A gift from the artist himself to the current owner, Frank Stella’s Untitled (Study for MoMA Poster) offers a prototypical example of the artist’s hand on an intimate scale while simultaneously embodying his iconic rationalist depiction of form. In 1970, the Museum of Modern Art opened Frank Stella’s retrospective—he was the youngest artist to ever have a retrospective at the Museum at that time and remains the youngest to this day. As its title suggests, Untitled (Study for MoMA Poster) was a study for the exhibition poster, which alludes to the striking, symmetrical style of Copper paintings series Stella had devised in the early 1960s. Modeled after Stella's masterpiece Ouray, Untitled (Study for MoMA Poster) represents the artist returning to his previous work as meditative exercise in preparation for his forthcoming major museum retrospective. An important work within the artist's practice and identity, Stella later created a suite of prints based on Ouray that parallel the present work. The authoritative, repeated bands and Suprematist-reminiscent form transcend relationality and symbolize the artist’s contribution to the American artistic canon and his own exploration of his greatest works: a fitting theme in the schema of the artist’s reflection on his own retrospective.
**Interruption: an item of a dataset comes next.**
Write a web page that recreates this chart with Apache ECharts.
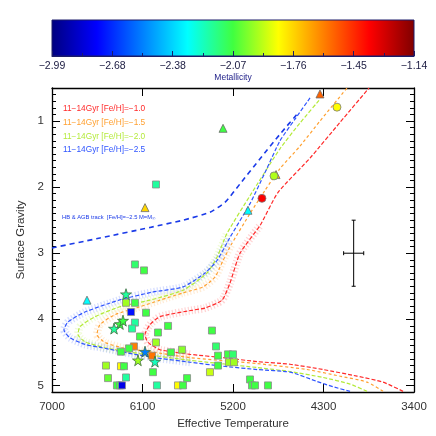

In the wake of the heyday of Abstract Expressionism, Frank Stella emerged in the New York art scene with a new visual vocabulary, which gravitated away from disordered abstraction and moved towards a flattened mode of artistic creation that was facilitated by his use of the economical tools and techniques of house painters. Successfully achieving a new mode of abstraction, which removed the Romanticism that characterized Abstract Expressionists, Stella’s works from this time had the capacity to take on new forms while remaining anchored within their own field. Untitled (Study for MoMA Poster) alludes to the artist’s calculated compositional breakthroughs with its centralized, mesmerizing vanishing point. The graphic tenets of Stella’s practice are visible in his use of positive and negative space. Untitled (Study for MoMA Poster) is an emblem of the artist’s idiosyncratic style and his innovations within the context of abstract art and is a relic of one of the most important moments in both the artist’s career and art history at large.